Новый лидер страны Хосе-Луис Сапарето сразу же заявил о своем намерении вывести испанские войска из Ирака. США, Австралия и Италия призывают избранного в воскресенье премьер-министра Испании отказаться от этого шага, и Сапарето, возможно, уступит давлению союзников. Он может, к примеру, оставить войска в Ираке под эгидой ООН, но это не лишит исламистов одержанной ими победы. 1300 штыков в иракской пустыне – ничто по сравнению с доказанной на испанском примере способностью «Аль-Каиды» наказывать европейские правительства за проведение неугодной арабам политики.

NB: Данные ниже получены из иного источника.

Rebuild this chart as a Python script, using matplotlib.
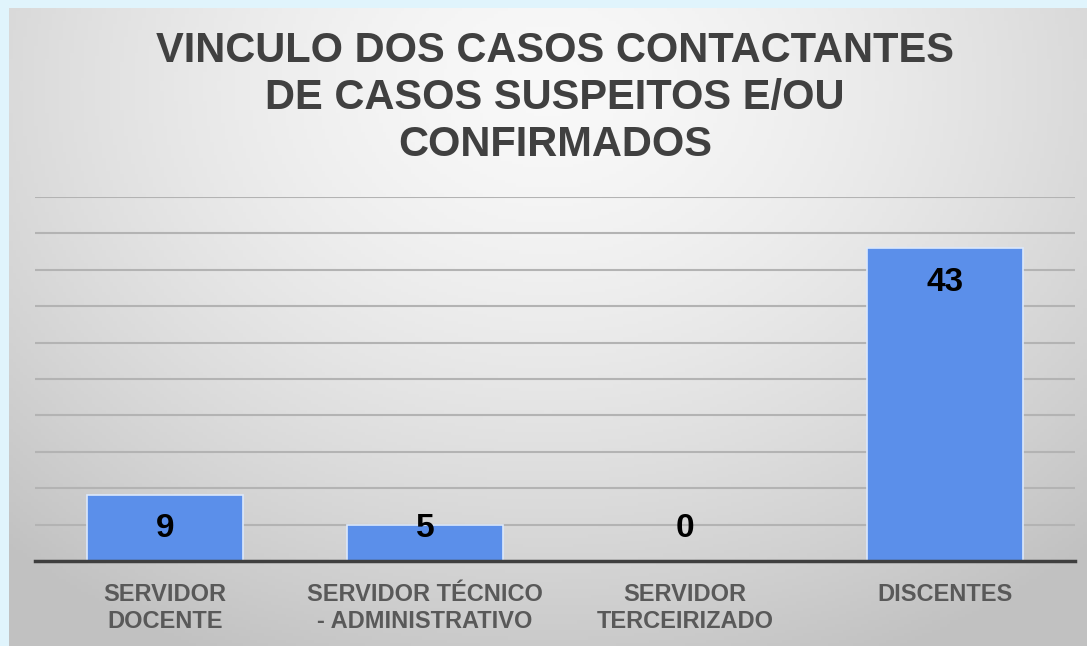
import numpy as np
import matplotlib.pyplot as plt

CATEGORIES = ["SERVIDOR\nDOCENTE", "SERVIDOR TÉCNICO\n- ADMINISTRATIVO",
              "SERVIDOR\nTERCEIRIZADO", "DISCENTES"]
VALUES = [9, 5, 0, 43]
TITLE = "VINCULO DOS CASOS CONTACTANTES\nDE CASOS SUSPEITOS E/OU\nCONFIRMADOS"

plt.rcParams["font.family"] = ["Liberation Sans", "DejaVu Sans"]

W, H = 1087, 646
fig = plt.figure(figsize=(W / 100, H / 100), dpi=100)
fig.patch.set_facecolor("#e0f4fc")

# gray panel with soft radial gradient
bg = fig.add_axes([9 / W, 0, 1 - 9 / W, 1 - 8 / H])
yy, xx = np.mgrid[0:1:200j, 0:1:300j]
r = np.sqrt(((xx - 0.5) / 0.75) ** 2 + ((yy - 0.12) / 1.0) ** 2)
shade = np.clip(0.975 - 0.22 * r ** 1.5, 0.76, 0.98)
bg.imshow(np.dstack([shade] * 3), aspect="auto", extent=[0, 1, 1, 0])
bg.set_axis_off()

ax = fig.add_axes([35 / W, 85 / H, 1040 / W, 364 / H])
ax.patch.set_alpha(0)
x = np.arange(len(VALUES))
ax.bar(x, VALUES, width=0.6, color="#5b8fea", edgecolor="#dce8fb", linewidth=1.2, zorder=3)
ax.set_xlim(-0.5, len(VALUES) - 0.5)
ax.set_ylim(0, 50)
ax.set_yticks(np.arange(0, 51, 5))
ax.grid(axis="y", color="#b3b3b3", linewidth=1.5, zorder=0)
ax.tick_params(left=False, labelleft=False, bottom=False)
for s in ["left", "right", "top"]:
    ax.spines[s].set_visible(False)
ax.spines["bottom"].set_color("#3f3f3f")
ax.spines["bottom"].set_linewidth(2.5)
ax.spines["bottom"].set_zorder(4)
ax.set_xticks(x)
ax.set_xticklabels(CATEGORIES, fontsize=17, fontweight="bold", color="#595959",
                   linespacing=1.25)
ax.tick_params(axis="x", pad=12)

for xi, v in zip(x, VALUES):
    ax.text(xi, max(v - 4.7, 4.5), str(v), ha="center", va="center",
            fontsize=24, fontweight="bold", color="black", zorder=5)

fig.text(555 / W, 1 - 98 / H, TITLE, ha="center", va="center", fontsize=30,
         fontweight="bold", color="#404040", linespacing=1.24)

fig.savefig("out.png", dpi=100, facecolor=fig.get_facecolor())
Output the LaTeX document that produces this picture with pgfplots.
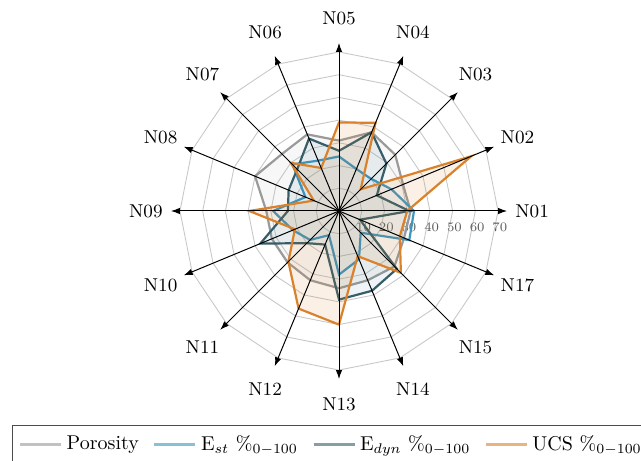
\documentclass[border=0pt]{standalone}
\usepackage{pgfplots}
\usepackage{pgfplotstable}
\pgfplotsset{compat=1.18}
\usetikzlibrary{arrows.meta}

\definecolor{porcol}{HTML}{9A9A9A}
\definecolor{estcol}{HTML}{3E95BF}
\definecolor{dyncol}{HTML}{375E68}
\definecolor{ucscol}{HTML}{D9822B}
\definecolor{gridc}{HTML}{C8C8C8}

% spoke angle (deg) and normalised value (0-100); rows N01 ... N15, N17
\pgfplotstableread{
ang val
0     31.5
22.5  30.5
45    35
67.5  37.5
90    31
112.5 36.5
135   35.5
157.5 40
180   32
202.5 32
225   32
247.5 33
270   34
292.5 33
315   34.5
337.5 31
}\porosity

\pgfplotstableread{
ang val
0     33
22.5  25
45    20
67.5  20
90    24
112.5 24
135   29
157.5 16
180   29
202.5 22
225   18
247.5 11.5
270   28
292.5 23
315   13.5
337.5 33.5
}\estat

\pgfplotstableread{
ang val
0     31
22.5  18
45    29.5
67.5  37.5
90    26.5
112.5 34.5
135   26
157.5 24
180   22.5
202.5 37.5
225   20
247.5 16
270   39
292.5 38
315   36
337.5 10
}\edyn

\pgfplotstableread{
ang val
0     30
22.5  63
45    13.5
67.5  42
90    39
112.5 20.5
135   30
157.5 12
180   39.5
202.5 21
225   31.5
247.5 46.5
270   50
292.5 21.5
315   38.5
337.5 29
}\ucs

\begin{document}
\begin{tikzpicture}
\begin{axis}[
  x=1.136pt, y=1.136pt,
  xmin=-90, xmax=90, ymin=-90, ymax=90,
  hide axis, clip=false,
  data cs=polar,
  legend columns=4,
  legend style={
    at={(axis cs:-143.9,-94.2)}, anchor=north west,
    draw=black!70, line width=0.5pt,
    font=\fontsize{10}{12}\selectfont,
    inner xsep=3pt, inner ysep=3pt,
    /tikz/every even column/.append style={column sep=5pt},
  },
  legend image code/.code={%
    \draw[#1, draw opacity=0.6, line width=1.6pt]
      (0cm,0cm) -- (0.72cm,0cm);},
]
  % web of the chart: polygons every 10 units
  \pgfplotsinvokeforeach{10,20,30,40,50,60,70}{
    \draw[gridc, line width=0.45pt]
      (axis cs:#1,0)
      \foreach \a in {22.5,45,67.5,90,112.5,135,157.5,180,202.5,225,247.5,270,292.5,315,337.5}
        { -- (axis cs:{#1*cos(\a)},{#1*sin(\a)}) } -- cycle;
    \node[font=\fontsize{6.5}{7}\selectfont, text=black!65]
      at (axis cs:#1+0.8,-7) {#1};
  }

  \addplot[porcol, line width=1.1pt, fill=porcol, fill opacity=0.08]
    table[x=ang, y=val] {\porosity} -- cycle;
  \addlegendentry{Porosity}
  \addplot[estcol, line width=1.1pt, fill=estcol, fill opacity=0.05]
    table[x=ang, y=val] {\estat} -- cycle;
  \addlegendentry{E$_{st}$ \%$_{0-100}$}
  \addplot[dyncol, line width=1.1pt, fill=estcol!55!dyncol, fill opacity=0.09]
    table[x=ang, y=val] {\edyn} -- cycle;
  \addlegendentry{E$_{dyn}$ \%$_{0-100}$}
  \addplot[ucscol, line width=1.1pt, fill=ucscol, fill opacity=0.12]
    table[x=ang, y=val] {\ucs} -- cycle;
  \addlegendentry{UCS \%$_{0-100}$}

  % spokes
  \pgfplotsinvokeforeach{0,22.5,45,67.5,90,112.5,135,157.5,180,202.5,225,247.5,270,292.5,315,337.5}{
    \draw[black, line width=0.5pt, -{Latex[length=4.5pt,width=3.2pt]}]
      (axis cs:0,0) -- (axis cs:{74*cos(#1)},{74*sin(#1)});
  }

  % sample names
  \pgfplotsforeachungrouped \n/\a in {N01/0,N02/22.5,N03/45,N04/67.5,N05/90,N06/112.5,N07/135,N08/157.5,N09/180,N10/202.5,N11/225,N12/247.5,N13/270,N14/292.5,N15/315,N17/337.5}{
    \edef\temp{\noexpand\node[font=\noexpand\fontsize{9.3}{11}\noexpand\selectfont]
      at (axis cs:{85*cos(\a)},{85*sin(\a)}) {\n};}
    \temp
  }
  \coordinate (c) at (axis cs:0,0);
\end{axis}
\pgfresetboundingbox
\path (c) ++(-169.5pt,-124.5pt) rectangle ++(320.5pt,230pt);
\end{tikzpicture}
\end{document}
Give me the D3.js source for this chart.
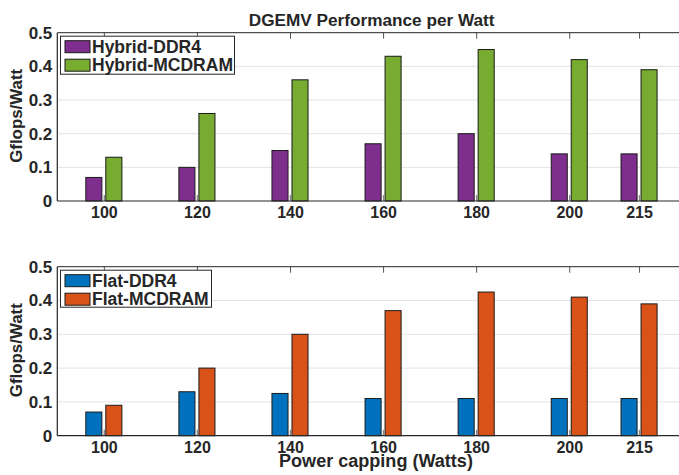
<!DOCTYPE html>
<html><head><meta charset="utf-8">
<script src="https://cdn.jsdelivr.net/npm/d3@7"></script>
<style>body{margin:0;background:#fff}svg{display:block}text{font-family:"Liberation Sans",Arial,Helvetica,sans-serif;font-weight:bold;fill:#262626}</style>
</head><body><svg id="c" width="679" height="475"></svg>
<script>
const powerCaps = [100, 120, 140, 160, 180, 200, 215];
const xTickLabels = ["100", "120", "140", "160", "180", "200", "215"];
const yTicks = [0, 0.1, 0.2, 0.3, 0.4, 0.5];
const yTickLabels = ["0", "0.1", "0.2", "0.3", "0.4", "0.5"];
const hybridDDR4 = [0.07, 0.10, 0.15, 0.17, 0.20, 0.14, 0.14];
const hybridMCDRAM = [0.13, 0.26, 0.36, 0.43, 0.45, 0.42, 0.39];
const flatDDR4 = [0.07, 0.13, 0.125, 0.11, 0.11, 0.11, 0.11];
const flatMCDRAM = [0.09, 0.20, 0.30, 0.37, 0.425, 0.41, 0.39];
const seriesNames = [["Hybrid-DDR4", "Hybrid-MCDRAM"], ["Flat-DDR4", "Flat-MCDRAM"]];
const colors = [["#7E2F8E", "#77AC30"], ["#0072BD", "#D95319"]];
const title = "DGEMV Performance per Watt";
const yLabel = "Gflops/Watt";
const xLabel = "Power capping (Watts)";

const svg = d3.select("#c");
const x = d3.scaleLinear().domain([90, 225]).range([57.3, 685.6]);
const barW = 3.45, off = 2.15; // in data units

function fit(sel, target, base) {
  const w = sel.node().getComputedTextLength();
  if (w > 0) sel.style("font-size", (base * target / w).toFixed(2) + "px");
  return sel;
}

function panel(top, bottom, vals1, vals2, names, cols, legH) {
  const y = d3.scaleLinear().domain([0, 0.5]).range([bottom, top]);
  const g = svg.append("g");
  g.selectAll(".grid").data(yTicks.slice(1, 5)).enter().append("line")
    .attr("x1", x(90)).attr("x2", 679).attr("y1", d => y(d)).attr("y2", d => y(d))
    .attr("stroke", "#e3e3e3").attr("stroke-width", 1);
  const data = powerCaps.map((p, i) => ({p, a: vals1[i], b: vals2[i]}));
  [["a", -off, cols[0]], ["b", off, cols[1]]].forEach(([k, o, c]) => {
    g.selectAll(".bar" + k).data(data).enter().append("rect")
      .attr("x", d => x(d.p + o - barW / 2)).attr("width", x(barW) - x(0))
      .attr("y", d => y(d[k])).attr("height", d => y(0) - y(d[k]))
      .attr("fill", c).attr("stroke", "#1a1a1a").attr("stroke-width", 1);
  });
  const xb = d3.axisBottom(x).tickValues(powerCaps).tickFormat((d, i) => xTickLabels[i]).tickSize(-6).tickPadding(5.5);
  const ax = g.append("g").attr("transform", `translate(0,${bottom})`).call(xb);
  ax.select(".domain").remove();
  ax.selectAll(".tick line").attr("stroke", "#8a8a8a").attr("stroke-width", 1.5);
  ax.selectAll(".tick text").style("font-size", "16px").attr("fill", "#262626");
  const xt = d3.axisTop(x).tickValues(powerCaps).tickFormat("").tickSize(-6);
  const at = g.append("g").attr("transform", `translate(0,${top})`).call(xt);
  at.select(".domain").remove();
  at.selectAll(".tick line").attr("stroke", "#555").attr("stroke-width", 1);
  const yl = d3.axisLeft(y).tickValues(yTicks).tickFormat((d, i) => yTickLabels[i]).tickSize(0).tickPadding(5);
  const ay = g.append("g").attr("transform", `translate(${x(90)},0)`).call(yl);
  ay.select(".domain").remove();
  ay.selectAll(".tick text").style("font-size", "17px").attr("fill", "#262626");
  g.append("line").attr("x1", x(90)).attr("x2", 679).attr("y1", top).attr("y2", top).attr("stroke", "#262626").attr("stroke-width", 1);
  g.append("line").attr("x1", x(90)).attr("x2", 679).attr("y1", bottom).attr("y2", bottom).attr("stroke", "#262626").attr("stroke-width", 1.2);
  g.append("line").attr("x1", x(90)).attr("x2", x(90)).attr("y1", top).attr("y2", bottom).attr("stroke", "#262626").attr("stroke-width", 1.2);
  const yt = g.append("text").attr("transform", `translate(22,${(top + bottom) / 2 - 1}) rotate(-90)`)
    .attr("text-anchor", "middle").style("font-size", "17px").text(yLabel);
  fit(yt, 94, 17);
  const lg = g.append("g").attr("transform", `translate(60.5,${top + 3.5})`);
  lg.append("rect").attr("width", legH[0]).attr("height", legH[1]).attr("fill", "#fff").attr("stroke", "#262626").attr("stroke-width", 1);
  names.forEach((n, i) => {
    lg.append("rect").attr("x", 4.5).attr("y", 4.5 + i * 18.5).attr("width", 25).attr("height", 12)
      .attr("fill", cols[i]).attr("stroke", "#1a1a1a").attr("stroke-width", 1);
    lg.append("text").attr("x", 31.5).attr("y", 16.8 + i * 18.5).style("font-size", "17.5px").text(n);
  });
}

panel(32.7, 201, hybridDDR4, hybridMCDRAM, seriesNames[0], colors[0], [174, 38]);
panel(266.7, 435.7, flatDDR4, flatMCDRAM, seriesNames[1], colors[1], [151, 37]);

const tt = svg.append("text").attr("x", 371.7).attr("y", 25.7).attr("text-anchor", "middle").style("font-size", "17px").text(title);
fit(tt, 246, 17);
const xt2 = svg.append("text").attr("x", 376).attr("y", 467).attr("text-anchor", "middle").style("font-size", "18px").text(xLabel);
fit(xt2, 194, 18);
</script></body></html>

Решением испанских избирателей предопределена неизбежность новых терактов, посредством которых исламские экстремисты будут пытаться воздействовать на результаты выборов в других странах. Еще одним результатом испанской коллизии станет увеличение зазора между позициями США и Европы, столь выгодного исламистам и ближневосточным диктаторам. Роман Проди, председатель Европейской Комиссии, сделал по следам мадридской трагедии следующее заявление: «Ясно, что использование силы – не способ решения конфликта с террористами». Американская пресса отмечает в данной связи, что ни один соперник действующего президента США не мог бы позволить себе такого высказывания.
«Испанские выборы стали линией водораздела, – пишет политический обозреватель «Нью-Йорк таймс» Дэвид Брокс. – Они изменят взгляд «Аль-Каиды» на окружающий мир. Они также изменят мировосприятие самих европейцев. Результаты испанских выборов ограничат на долгие годы политику США и сделают международный терроризм менее уязвимым».
Вставив в магнитофон обнаруженную в Мадриде кассету, испанские следователи услышали обычную мантру исламистов: «Мы любим смерть сильнее, чем вы любите жизнь». Цивилизация смерти атакует Европу, но вместо былой твердости духа, вместо стальной решимости Реконкисты, она встречает сегодня в Испании трусость, которая беззастенчиво, на заполненных людьми площадях, провозглашает лозунги дезертирства.